Transcribe the material in full, exactly as written.

====

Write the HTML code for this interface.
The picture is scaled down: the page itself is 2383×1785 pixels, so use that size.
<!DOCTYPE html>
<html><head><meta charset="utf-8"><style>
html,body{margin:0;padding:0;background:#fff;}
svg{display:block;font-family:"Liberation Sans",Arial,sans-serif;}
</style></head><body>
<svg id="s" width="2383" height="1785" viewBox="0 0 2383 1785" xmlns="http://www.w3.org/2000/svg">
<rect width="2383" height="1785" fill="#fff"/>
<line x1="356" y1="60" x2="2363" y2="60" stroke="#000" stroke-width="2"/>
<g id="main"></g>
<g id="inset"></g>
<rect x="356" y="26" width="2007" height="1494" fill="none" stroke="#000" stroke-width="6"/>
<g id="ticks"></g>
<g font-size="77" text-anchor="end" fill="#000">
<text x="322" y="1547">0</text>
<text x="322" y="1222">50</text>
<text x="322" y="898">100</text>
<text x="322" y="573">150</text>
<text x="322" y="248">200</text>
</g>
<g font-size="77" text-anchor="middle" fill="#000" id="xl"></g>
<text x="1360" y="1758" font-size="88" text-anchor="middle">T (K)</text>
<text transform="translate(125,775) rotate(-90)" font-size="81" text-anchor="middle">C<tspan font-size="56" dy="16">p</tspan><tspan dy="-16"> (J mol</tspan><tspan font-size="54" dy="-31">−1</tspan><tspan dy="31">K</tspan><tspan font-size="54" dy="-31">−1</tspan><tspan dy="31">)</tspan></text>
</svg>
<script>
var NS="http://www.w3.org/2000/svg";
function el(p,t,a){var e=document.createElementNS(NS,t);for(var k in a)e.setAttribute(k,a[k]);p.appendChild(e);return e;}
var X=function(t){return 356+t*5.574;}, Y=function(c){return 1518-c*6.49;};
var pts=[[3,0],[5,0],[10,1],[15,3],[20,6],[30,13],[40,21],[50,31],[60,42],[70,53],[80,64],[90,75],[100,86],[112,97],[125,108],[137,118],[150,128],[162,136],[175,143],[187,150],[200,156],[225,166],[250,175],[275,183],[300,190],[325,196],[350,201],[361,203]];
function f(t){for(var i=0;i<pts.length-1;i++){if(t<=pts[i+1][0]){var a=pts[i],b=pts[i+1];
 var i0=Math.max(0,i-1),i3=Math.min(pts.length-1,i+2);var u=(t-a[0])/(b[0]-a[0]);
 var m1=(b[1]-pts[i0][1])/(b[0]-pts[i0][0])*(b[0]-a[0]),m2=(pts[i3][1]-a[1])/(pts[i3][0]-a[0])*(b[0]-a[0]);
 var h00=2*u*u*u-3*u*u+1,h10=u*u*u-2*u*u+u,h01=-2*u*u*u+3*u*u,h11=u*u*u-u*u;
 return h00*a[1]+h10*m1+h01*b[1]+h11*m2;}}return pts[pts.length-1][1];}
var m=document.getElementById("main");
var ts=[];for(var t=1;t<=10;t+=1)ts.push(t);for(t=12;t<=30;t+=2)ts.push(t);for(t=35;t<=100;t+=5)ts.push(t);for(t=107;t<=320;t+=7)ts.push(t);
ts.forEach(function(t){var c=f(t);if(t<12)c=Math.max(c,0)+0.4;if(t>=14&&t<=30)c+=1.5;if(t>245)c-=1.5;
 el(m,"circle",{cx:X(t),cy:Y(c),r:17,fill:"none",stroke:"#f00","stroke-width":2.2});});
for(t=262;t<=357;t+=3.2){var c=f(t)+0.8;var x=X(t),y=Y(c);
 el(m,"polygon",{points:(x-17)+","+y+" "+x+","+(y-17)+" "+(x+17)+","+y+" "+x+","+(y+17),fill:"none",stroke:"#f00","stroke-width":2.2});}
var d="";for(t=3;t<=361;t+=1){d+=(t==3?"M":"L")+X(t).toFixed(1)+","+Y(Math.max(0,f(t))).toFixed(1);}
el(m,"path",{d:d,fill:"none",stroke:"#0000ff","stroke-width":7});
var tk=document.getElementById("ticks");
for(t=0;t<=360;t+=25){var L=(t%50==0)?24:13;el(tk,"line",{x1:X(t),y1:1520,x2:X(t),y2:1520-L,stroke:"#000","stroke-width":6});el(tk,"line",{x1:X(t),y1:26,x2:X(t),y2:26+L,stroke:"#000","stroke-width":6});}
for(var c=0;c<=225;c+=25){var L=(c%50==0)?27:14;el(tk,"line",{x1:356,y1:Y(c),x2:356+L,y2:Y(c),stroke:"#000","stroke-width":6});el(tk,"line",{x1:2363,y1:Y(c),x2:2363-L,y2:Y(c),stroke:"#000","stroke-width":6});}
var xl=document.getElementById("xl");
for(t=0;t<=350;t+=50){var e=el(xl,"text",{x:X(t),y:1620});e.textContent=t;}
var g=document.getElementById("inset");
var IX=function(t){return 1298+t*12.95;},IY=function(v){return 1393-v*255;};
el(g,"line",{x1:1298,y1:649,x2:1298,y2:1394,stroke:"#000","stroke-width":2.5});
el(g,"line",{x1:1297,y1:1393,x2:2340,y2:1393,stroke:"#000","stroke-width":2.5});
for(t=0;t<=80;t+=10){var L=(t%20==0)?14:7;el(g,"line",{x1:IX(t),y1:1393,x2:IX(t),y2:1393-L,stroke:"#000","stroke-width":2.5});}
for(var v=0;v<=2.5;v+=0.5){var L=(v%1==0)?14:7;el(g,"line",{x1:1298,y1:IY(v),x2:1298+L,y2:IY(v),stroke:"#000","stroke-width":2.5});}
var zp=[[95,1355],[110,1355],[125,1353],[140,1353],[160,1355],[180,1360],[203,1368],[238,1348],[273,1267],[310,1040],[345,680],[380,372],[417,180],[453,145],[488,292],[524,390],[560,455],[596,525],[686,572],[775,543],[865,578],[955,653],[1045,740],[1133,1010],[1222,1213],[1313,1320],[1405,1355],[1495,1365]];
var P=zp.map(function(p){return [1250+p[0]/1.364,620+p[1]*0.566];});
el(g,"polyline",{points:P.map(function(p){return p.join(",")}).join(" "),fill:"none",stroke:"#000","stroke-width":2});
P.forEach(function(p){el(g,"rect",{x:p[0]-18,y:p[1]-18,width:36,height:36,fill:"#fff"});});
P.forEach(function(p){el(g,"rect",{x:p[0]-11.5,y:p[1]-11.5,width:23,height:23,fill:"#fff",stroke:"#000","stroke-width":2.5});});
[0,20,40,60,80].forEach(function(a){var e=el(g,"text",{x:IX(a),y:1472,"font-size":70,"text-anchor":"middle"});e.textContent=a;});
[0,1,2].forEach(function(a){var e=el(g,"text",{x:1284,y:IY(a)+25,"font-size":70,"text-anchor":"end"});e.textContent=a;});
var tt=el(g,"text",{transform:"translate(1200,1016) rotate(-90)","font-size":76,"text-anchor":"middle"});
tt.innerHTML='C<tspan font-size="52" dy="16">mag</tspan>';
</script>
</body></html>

====

▶ _THE RESULT_:
Write the HTML code for this interface.
The picture is scaled down: the page itself is 2383×1785 pixels, so use that size.
<!DOCTYPE html>
<html><head><meta charset="utf-8"><style>
html,body{margin:0;padding:0;background:#fff;}
svg{display:block;font-family:"Liberation Sans",Arial,sans-serif;}
</style></head><body>
<svg id="s" width="2383" height="1785" viewBox="0 0 2383 1785" xmlns="http://www.w3.org/2000/svg">
<rect width="2383" height="1785" fill="#fff"/>
<line x1="356" y1="60" x2="2363" y2="60" stroke="#000" stroke-width="2"/>
<g id="main"></g>
<g id="inset"></g>
<rect x="356" y="26" width="2007" height="1494" fill="none" stroke="#000" stroke-width="6"/>
<g id="ticks"></g>
<g font-size="77" text-anchor="end" fill="#000">
<text x="322" y="1547">0</text>
<text x="322" y="1222">50</text>
<text x="322" y="898">100</text>
<text x="322" y="573">150</text>
<text x="322" y="248">200</text>
</g>
<g font-size="77" text-anchor="middle" fill="#000" id="xl"></g>
<text x="1360" y="1758" font-size="88" text-anchor="middle">T (K)</text>
<text transform="translate(125,775) rotate(-90)" font-size="81" text-anchor="middle">C<tspan font-size="56" dy="16">p</tspan><tspan dy="-16"> (J mol</tspan><tspan font-size="54" dy="-31">−1</tspan><tspan dy="31">K</tspan><tspan font-size="54" dy="-31">−1</tspan><tspan dy="31">)</tspan></text>
</svg>
<script>
var NS="http://www.w3.org/2000/svg";
function el(p,t,a){var e=document.createElementNS(NS,t);for(var k in a)e.setAttribute(k,a[k]);p.appendChild(e);return e;}
var X=function(t){return 356+t*5.574;}, Y=function(c){return 1518-c*6.49;};
var pts=[[3,0],[5,0],[10,1],[15,3],[20,6],[30,13],[40,21],[50,31],[60,42],[70,53],[80,64],[90,75],[100,86],[112,97],[125,108],[137,118],[150,128],[162,136],[175,143],[187,150],[200,156],[225,166],[250,175],[275,183],[300,190],[325,196],[350,201],[361,203]];
function f(t){for(var i=0;i<pts.length-1;i++){if(t<=pts[i+1][0]){var a=pts[i],b=pts[i+1];
 var i0=Math.max(0,i-1),i3=Math.min(pts.length-1,i+2);var u=(t-a[0])/(b[0]-a[0]);
 var m1=(b[1]-pts[i0][1])/(b[0]-pts[i0][0])*(b[0]-a[0]),m2=(pts[i3][1]-a[1])/(pts[i3][0]-a[0])*(b[0]-a[0]);
 var h00=2*u*u*u-3*u*u+1,h10=u*u*u-2*u*u+u,h01=-2*u*u*u+3*u*u,h11=u*u*u-u*u;
 return h00*a[1]+h10*m1+h01*b[1]+h11*m2;}}return pts[pts.length-1][1];}
var m=document.getElementById("main");
var ts=[];for(var t=1;t<=10;t+=1)ts.push(t);for(t=12;t<=30;t+=2)ts.push(t);for(t=35;t<=100;t+=5)ts.push(t);for(t=107;t<=320;t+=7)ts.push(t);
ts.forEach(function(t){var c=f(t);if(t<12)c=Math.max(c,0)+0.4;if(t>=14&&t<=30)c+=1.5;if(t>245)c-=1.5;
 el(m,"circle",{cx:X(t),cy:Y(c),r:17,fill:"none",stroke:"#f00","stroke-width":2.2});});
for(t=262;t<=357;t+=3.2){var c=f(t)+0.8;var x=X(t),y=Y(c);
 el(m,"polygon",{points:(x-17)+","+y+" "+x+","+(y-17)+" "+(x+17)+","+y+" "+x+","+(y+17),fill:"none",stroke:"#f00","stroke-width":2.2});}
var d="";for(t=3;t<=361;t+=1){d+=(t==3?"M":"L")+X(t).toFixed(1)+","+Y(Math.max(0,f(t))).toFixed(1);}
el(m,"path",{d:d,fill:"none",stroke:"#0000ff","stroke-width":7});
var tk=document.getElementById("ticks");
for(t=0;t<=360;t+=25){var L=(t%50==0)?24:13;el(tk,"line",{x1:X(t),y1:1520,x2:X(t),y2:1520-L,stroke:"#000","stroke-width":6});el(tk,"line",{x1:X(t),y1:26,x2:X(t),y2:26+L,stroke:"#000","stroke-width":6});}
for(var c=0;c<=225;c+=25){var L=(c%50==0)?27:14;el(tk,"line",{x1:356,y1:Y(c),x2:356+L,y2:Y(c),stroke:"#000","stroke-width":6});el(tk,"line",{x1:2363,y1:Y(c),x2:2363-L,y2:Y(c),stroke:"#000","stroke-width":6});}
var xl=document.getElementById("xl");
for(t=0;t<=350;t+=50){var e=el(xl,"text",{x:X(t),y:1620});e.textContent=t;}
var g=document.getElementById("inset");
var IX=function(t){return 1298+t*12.95;},IY=function(v){return 1393-v*255;};
el(g,"line",{x1:1298,y1:649,x2:1298,y2:1394,stroke:"#000","stroke-width":2.5});
el(g,"line",{x1:1297,y1:1393,x2:2340,y2:1393,stroke:"#000","stroke-width":2.5});
for(t=0;t<=80;t+=10){var L=(t%20==0)?14:7;el(g,"line",{x1:IX(t),y1:1393,x2:IX(t),y2:1393-L,stroke:"#000","stroke-width":2.5});}
for(var v=0;v<=2.5;v+=0.5){var L=(v%1==0)?14:7;el(g,"line",{x1:1298,y1:IY(v),x2:1298+L,y2:IY(v),stroke:"#000","stroke-width":2.5});}
var zp=[[95,1355],[110,1355],[125,1353],[140,1353],[160,1355],[180,1360],[203,1368],[238,1348],[273,1267],[310,1040],[345,680],[380,372],[417,180],[453,145],[488,292],[524,390],[560,455],[596,525],[686,572],[775,543],[865,578],[955,653],[1045,740],[1133,1010],[1222,1213],[1313,1320],[1405,1355],[1495,1365]];
var P=zp.map(function(p){return [1250+p[0]/1.364,620+p[1]*0.566];});
el(g,"polyline",{points:P.map(function(p){return p.join(",")}).join(" "),fill:"none",stroke:"#000","stroke-width":2});
P.forEach(function(p){el(g,"rect",{x:p[0]-18,y:p[1]-18,width:36,height:36,fill:"#fff"});});
P.forEach(function(p){el(g,"rect",{x:p[0]-11.5,y:p[1]-11.5,width:23,height:23,fill:"#fff",stroke:"#000","stroke-width":2.5});});
[0,20,40,60,80].forEach(function(a){var e=el(g,"text",{x:IX(a),y:1472,"font-size":70,"text-anchor":"middle"});e.textContent=a;});
[0,1,2].forEach(function(a){var e=el(g,"text",{x:1284,y:IY(a)+25,"font-size":70,"text-anchor":"end"});e.textContent=a;});
var tt=el(g,"text",{transform:"translate(1200,1016) rotate(-90)","font-size":76,"text-anchor":"middle"});
tt.innerHTML='C<tspan font-size="52" dy="16">mag</tspan>';
</script>
</body></html>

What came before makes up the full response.